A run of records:
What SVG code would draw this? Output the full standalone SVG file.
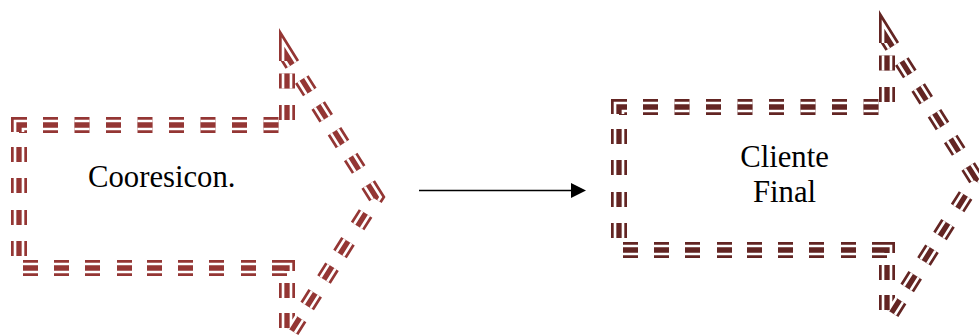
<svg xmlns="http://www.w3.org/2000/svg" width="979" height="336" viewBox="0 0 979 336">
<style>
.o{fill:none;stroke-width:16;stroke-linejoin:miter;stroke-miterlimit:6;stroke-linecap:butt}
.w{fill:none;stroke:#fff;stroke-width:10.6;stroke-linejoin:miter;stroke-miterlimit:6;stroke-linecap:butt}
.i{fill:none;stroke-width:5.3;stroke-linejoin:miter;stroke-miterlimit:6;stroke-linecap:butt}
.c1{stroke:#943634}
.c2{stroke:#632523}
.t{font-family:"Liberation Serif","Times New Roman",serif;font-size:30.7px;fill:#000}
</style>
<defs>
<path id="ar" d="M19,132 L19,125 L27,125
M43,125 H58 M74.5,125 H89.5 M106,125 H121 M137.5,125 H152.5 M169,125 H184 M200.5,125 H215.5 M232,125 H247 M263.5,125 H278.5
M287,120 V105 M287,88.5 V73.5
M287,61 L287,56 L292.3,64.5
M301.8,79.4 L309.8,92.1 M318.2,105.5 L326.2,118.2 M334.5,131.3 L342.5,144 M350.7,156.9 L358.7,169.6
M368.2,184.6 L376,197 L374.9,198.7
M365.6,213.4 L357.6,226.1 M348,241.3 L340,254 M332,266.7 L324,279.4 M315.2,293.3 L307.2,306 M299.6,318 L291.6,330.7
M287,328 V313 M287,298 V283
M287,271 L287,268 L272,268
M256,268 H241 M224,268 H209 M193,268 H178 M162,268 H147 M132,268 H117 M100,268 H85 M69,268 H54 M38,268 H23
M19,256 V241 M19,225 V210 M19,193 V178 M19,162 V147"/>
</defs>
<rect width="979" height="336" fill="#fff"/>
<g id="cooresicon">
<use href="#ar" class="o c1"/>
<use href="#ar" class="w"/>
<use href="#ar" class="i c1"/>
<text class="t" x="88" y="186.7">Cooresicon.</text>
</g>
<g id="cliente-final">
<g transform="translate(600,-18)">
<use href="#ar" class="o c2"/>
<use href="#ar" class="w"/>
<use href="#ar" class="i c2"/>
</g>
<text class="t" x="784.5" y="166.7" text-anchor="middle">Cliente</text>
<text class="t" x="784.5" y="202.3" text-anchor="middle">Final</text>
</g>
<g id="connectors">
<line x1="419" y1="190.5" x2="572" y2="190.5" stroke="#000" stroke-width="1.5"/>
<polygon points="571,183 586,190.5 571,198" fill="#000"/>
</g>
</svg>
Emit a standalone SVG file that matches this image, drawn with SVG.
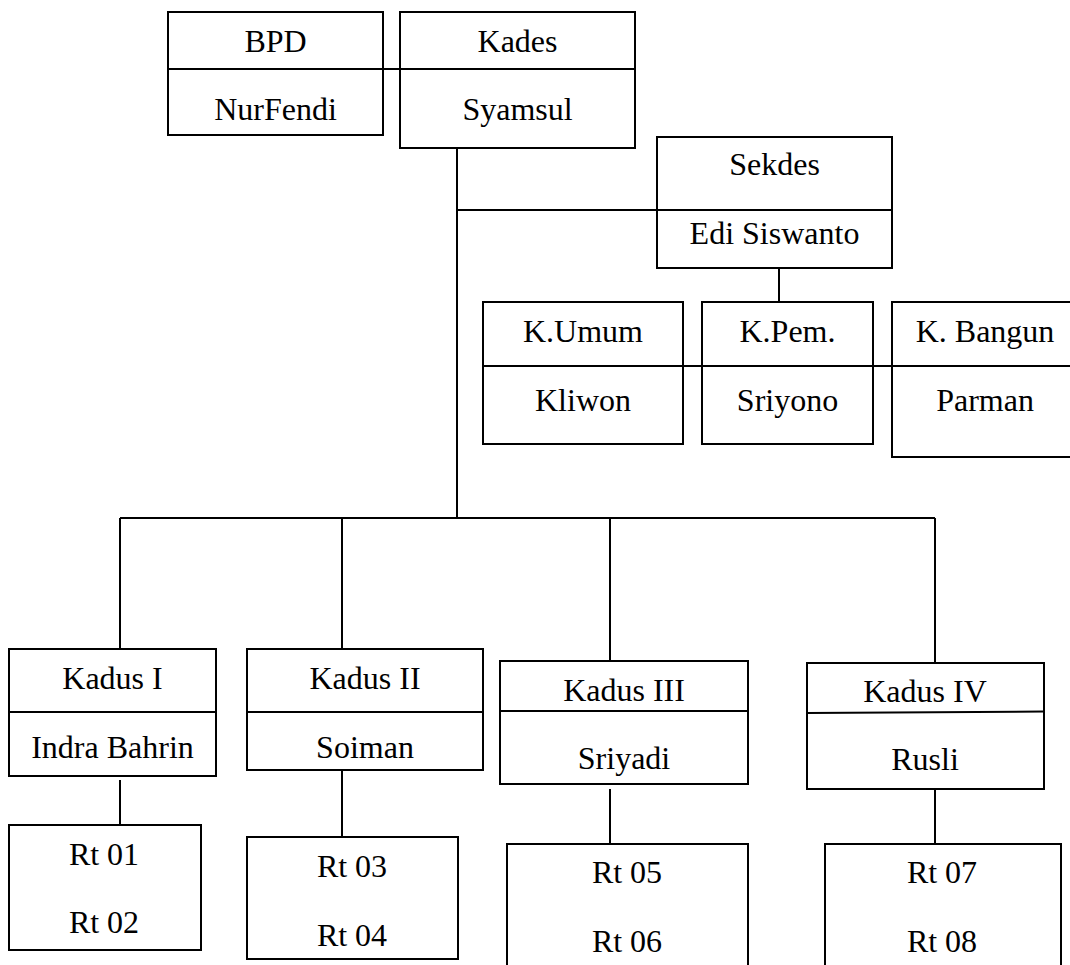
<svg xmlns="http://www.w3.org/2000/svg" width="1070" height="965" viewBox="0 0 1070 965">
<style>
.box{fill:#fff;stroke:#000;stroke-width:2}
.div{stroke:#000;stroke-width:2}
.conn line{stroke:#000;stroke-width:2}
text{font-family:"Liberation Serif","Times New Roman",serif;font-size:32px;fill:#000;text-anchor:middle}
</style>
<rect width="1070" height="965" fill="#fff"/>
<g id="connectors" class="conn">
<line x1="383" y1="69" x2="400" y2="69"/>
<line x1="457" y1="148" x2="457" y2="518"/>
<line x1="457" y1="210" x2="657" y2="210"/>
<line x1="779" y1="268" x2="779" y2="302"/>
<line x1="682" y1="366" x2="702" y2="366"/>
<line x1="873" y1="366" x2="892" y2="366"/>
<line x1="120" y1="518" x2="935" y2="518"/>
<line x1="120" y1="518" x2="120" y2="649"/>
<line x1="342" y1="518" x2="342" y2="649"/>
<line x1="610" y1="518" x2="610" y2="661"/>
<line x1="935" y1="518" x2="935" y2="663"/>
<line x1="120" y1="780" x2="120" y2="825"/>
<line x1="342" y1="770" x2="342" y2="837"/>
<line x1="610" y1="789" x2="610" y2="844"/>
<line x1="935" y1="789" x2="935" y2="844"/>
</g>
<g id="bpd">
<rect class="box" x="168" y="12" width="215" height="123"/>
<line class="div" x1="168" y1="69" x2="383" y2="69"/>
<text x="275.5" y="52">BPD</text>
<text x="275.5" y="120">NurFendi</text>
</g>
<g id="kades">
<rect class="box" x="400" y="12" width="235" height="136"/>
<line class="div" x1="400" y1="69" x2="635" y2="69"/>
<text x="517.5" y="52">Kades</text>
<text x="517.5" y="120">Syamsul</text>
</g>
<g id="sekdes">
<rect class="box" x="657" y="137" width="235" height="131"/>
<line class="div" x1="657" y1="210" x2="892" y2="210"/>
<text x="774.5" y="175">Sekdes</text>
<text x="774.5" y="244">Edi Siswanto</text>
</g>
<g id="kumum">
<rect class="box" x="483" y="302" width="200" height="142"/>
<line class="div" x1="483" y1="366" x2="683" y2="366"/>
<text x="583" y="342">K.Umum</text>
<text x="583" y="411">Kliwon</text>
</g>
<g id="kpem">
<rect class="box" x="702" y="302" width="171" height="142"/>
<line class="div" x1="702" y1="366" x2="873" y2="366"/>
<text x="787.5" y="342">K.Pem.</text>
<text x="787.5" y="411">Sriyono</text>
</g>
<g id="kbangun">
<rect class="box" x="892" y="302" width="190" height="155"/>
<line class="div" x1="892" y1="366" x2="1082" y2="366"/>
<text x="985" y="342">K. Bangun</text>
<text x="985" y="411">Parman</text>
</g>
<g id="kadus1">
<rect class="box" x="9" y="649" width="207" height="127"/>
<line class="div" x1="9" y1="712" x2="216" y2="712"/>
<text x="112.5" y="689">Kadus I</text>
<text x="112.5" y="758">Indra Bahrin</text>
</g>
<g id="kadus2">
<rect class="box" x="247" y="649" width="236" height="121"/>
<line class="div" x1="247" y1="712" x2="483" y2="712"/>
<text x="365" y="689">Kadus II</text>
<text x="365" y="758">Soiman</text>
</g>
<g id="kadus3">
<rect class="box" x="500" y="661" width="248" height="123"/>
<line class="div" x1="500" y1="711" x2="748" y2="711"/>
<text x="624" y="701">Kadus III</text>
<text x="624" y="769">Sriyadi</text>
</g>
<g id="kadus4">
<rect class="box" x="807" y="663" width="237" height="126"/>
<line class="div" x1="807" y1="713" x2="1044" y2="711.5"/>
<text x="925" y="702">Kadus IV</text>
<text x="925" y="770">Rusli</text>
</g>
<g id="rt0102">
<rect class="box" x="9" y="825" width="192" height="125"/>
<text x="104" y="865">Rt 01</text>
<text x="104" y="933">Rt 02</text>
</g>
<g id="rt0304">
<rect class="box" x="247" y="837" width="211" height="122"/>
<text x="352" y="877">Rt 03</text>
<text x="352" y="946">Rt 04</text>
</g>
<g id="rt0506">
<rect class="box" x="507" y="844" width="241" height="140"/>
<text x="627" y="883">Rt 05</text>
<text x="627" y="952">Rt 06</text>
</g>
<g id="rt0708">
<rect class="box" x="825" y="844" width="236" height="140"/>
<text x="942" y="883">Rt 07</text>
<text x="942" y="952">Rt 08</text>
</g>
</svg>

AIM
Restate the data above word for word. Skip every picture.

RESULT
What SVG code would draw this? Output the full standalone SVG file.
<svg xmlns="http://www.w3.org/2000/svg" width="979" height="336" viewBox="0 0 979 336">
<style>
.o{fill:none;stroke-width:16;stroke-linejoin:miter;stroke-miterlimit:6;stroke-linecap:butt}
.w{fill:none;stroke:#fff;stroke-width:10.6;stroke-linejoin:miter;stroke-miterlimit:6;stroke-linecap:butt}
.i{fill:none;stroke-width:5.3;stroke-linejoin:miter;stroke-miterlimit:6;stroke-linecap:butt}
.c1{stroke:#943634}
.c2{stroke:#632523}
.t{font-family:"Liberation Serif","Times New Roman",serif;font-size:30.7px;fill:#000}
</style>
<defs>
<path id="ar" d="M19,132 L19,125 L27,125
M43,125 H58 M74.5,125 H89.5 M106,125 H121 M137.5,125 H152.5 M169,125 H184 M200.5,125 H215.5 M232,125 H247 M263.5,125 H278.5
M287,120 V105 M287,88.5 V73.5
M287,61 L287,56 L292.3,64.5
M301.8,79.4 L309.8,92.1 M318.2,105.5 L326.2,118.2 M334.5,131.3 L342.5,144 M350.7,156.9 L358.7,169.6
M368.2,184.6 L376,197 L374.9,198.7
M365.6,213.4 L357.6,226.1 M348,241.3 L340,254 M332,266.7 L324,279.4 M315.2,293.3 L307.2,306 M299.6,318 L291.6,330.7
M287,328 V313 M287,298 V283
M287,271 L287,268 L272,268
M256,268 H241 M224,268 H209 M193,268 H178 M162,268 H147 M132,268 H117 M100,268 H85 M69,268 H54 M38,268 H23
M19,256 V241 M19,225 V210 M19,193 V178 M19,162 V147"/>
</defs>
<rect width="979" height="336" fill="#fff"/>
<g id="cooresicon">
<use href="#ar" class="o c1"/>
<use href="#ar" class="w"/>
<use href="#ar" class="i c1"/>
<text class="t" x="88" y="186.7">Cooresicon.</text>
</g>
<g id="cliente-final">
<g transform="translate(600,-18)">
<use href="#ar" class="o c2"/>
<use href="#ar" class="w"/>
<use href="#ar" class="i c2"/>
</g>
<text class="t" x="784.5" y="166.7" text-anchor="middle">Cliente</text>
<text class="t" x="784.5" y="202.3" text-anchor="middle">Final</text>
</g>
<g id="connectors">
<line x1="419" y1="190.5" x2="572" y2="190.5" stroke="#000" stroke-width="1.5"/>
<polygon points="571,183 586,190.5 571,198" fill="#000"/>
</g>
</svg>
Emit a standalone SVG file that matches this image, drawn with SVG.
<svg xmlns="http://www.w3.org/2000/svg" width="1070" height="965" viewBox="0 0 1070 965">
<style>
.box{fill:#fff;stroke:#000;stroke-width:2}
.div{stroke:#000;stroke-width:2}
.conn line{stroke:#000;stroke-width:2}
text{font-family:"Liberation Serif","Times New Roman",serif;font-size:32px;fill:#000;text-anchor:middle}
</style>
<rect width="1070" height="965" fill="#fff"/>
<g id="connectors" class="conn">
<line x1="383" y1="69" x2="400" y2="69"/>
<line x1="457" y1="148" x2="457" y2="518"/>
<line x1="457" y1="210" x2="657" y2="210"/>
<line x1="779" y1="268" x2="779" y2="302"/>
<line x1="682" y1="366" x2="702" y2="366"/>
<line x1="873" y1="366" x2="892" y2="366"/>
<line x1="120" y1="518" x2="935" y2="518"/>
<line x1="120" y1="518" x2="120" y2="649"/>
<line x1="342" y1="518" x2="342" y2="649"/>
<line x1="610" y1="518" x2="610" y2="661"/>
<line x1="935" y1="518" x2="935" y2="663"/>
<line x1="120" y1="780" x2="120" y2="825"/>
<line x1="342" y1="770" x2="342" y2="837"/>
<line x1="610" y1="789" x2="610" y2="844"/>
<line x1="935" y1="789" x2="935" y2="844"/>
</g>
<g id="bpd">
<rect class="box" x="168" y="12" width="215" height="123"/>
<line class="div" x1="168" y1="69" x2="383" y2="69"/>
<text x="275.5" y="52">BPD</text>
<text x="275.5" y="120">NurFendi</text>
</g>
<g id="kades">
<rect class="box" x="400" y="12" width="235" height="136"/>
<line class="div" x1="400" y1="69" x2="635" y2="69"/>
<text x="517.5" y="52">Kades</text>
<text x="517.5" y="120">Syamsul</text>
</g>
<g id="sekdes">
<rect class="box" x="657" y="137" width="235" height="131"/>
<line class="div" x1="657" y1="210" x2="892" y2="210"/>
<text x="774.5" y="175">Sekdes</text>
<text x="774.5" y="244">Edi Siswanto</text>
</g>
<g id="kumum">
<rect class="box" x="483" y="302" width="200" height="142"/>
<line class="div" x1="483" y1="366" x2="683" y2="366"/>
<text x="583" y="342">K.Umum</text>
<text x="583" y="411">Kliwon</text>
</g>
<g id="kpem">
<rect class="box" x="702" y="302" width="171" height="142"/>
<line class="div" x1="702" y1="366" x2="873" y2="366"/>
<text x="787.5" y="342">K.Pem.</text>
<text x="787.5" y="411">Sriyono</text>
</g>
<g id="kbangun">
<rect class="box" x="892" y="302" width="190" height="155"/>
<line class="div" x1="892" y1="366" x2="1082" y2="366"/>
<text x="985" y="342">K. Bangun</text>
<text x="985" y="411">Parman</text>
</g>
<g id="kadus1">
<rect class="box" x="9" y="649" width="207" height="127"/>
<line class="div" x1="9" y1="712" x2="216" y2="712"/>
<text x="112.5" y="689">Kadus I</text>
<text x="112.5" y="758">Indra Bahrin</text>
</g>
<g id="kadus2">
<rect class="box" x="247" y="649" width="236" height="121"/>
<line class="div" x1="247" y1="712" x2="483" y2="712"/>
<text x="365" y="689">Kadus II</text>
<text x="365" y="758">Soiman</text>
</g>
<g id="kadus3">
<rect class="box" x="500" y="661" width="248" height="123"/>
<line class="div" x1="500" y1="711" x2="748" y2="711"/>
<text x="624" y="701">Kadus III</text>
<text x="624" y="769">Sriyadi</text>
</g>
<g id="kadus4">
<rect class="box" x="807" y="663" width="237" height="126"/>
<line class="div" x1="807" y1="713" x2="1044" y2="711.5"/>
<text x="925" y="702">Kadus IV</text>
<text x="925" y="770">Rusli</text>
</g>
<g id="rt0102">
<rect class="box" x="9" y="825" width="192" height="125"/>
<text x="104" y="865">Rt 01</text>
<text x="104" y="933">Rt 02</text>
</g>
<g id="rt0304">
<rect class="box" x="247" y="837" width="211" height="122"/>
<text x="352" y="877">Rt 03</text>
<text x="352" y="946">Rt 04</text>
</g>
<g id="rt0506">
<rect class="box" x="507" y="844" width="241" height="140"/>
<text x="627" y="883">Rt 05</text>
<text x="627" y="952">Rt 06</text>
</g>
<g id="rt0708">
<rect class="box" x="825" y="844" width="236" height="140"/>
<text x="942" y="883">Rt 07</text>
<text x="942" y="952">Rt 08</text>
</g>
</svg>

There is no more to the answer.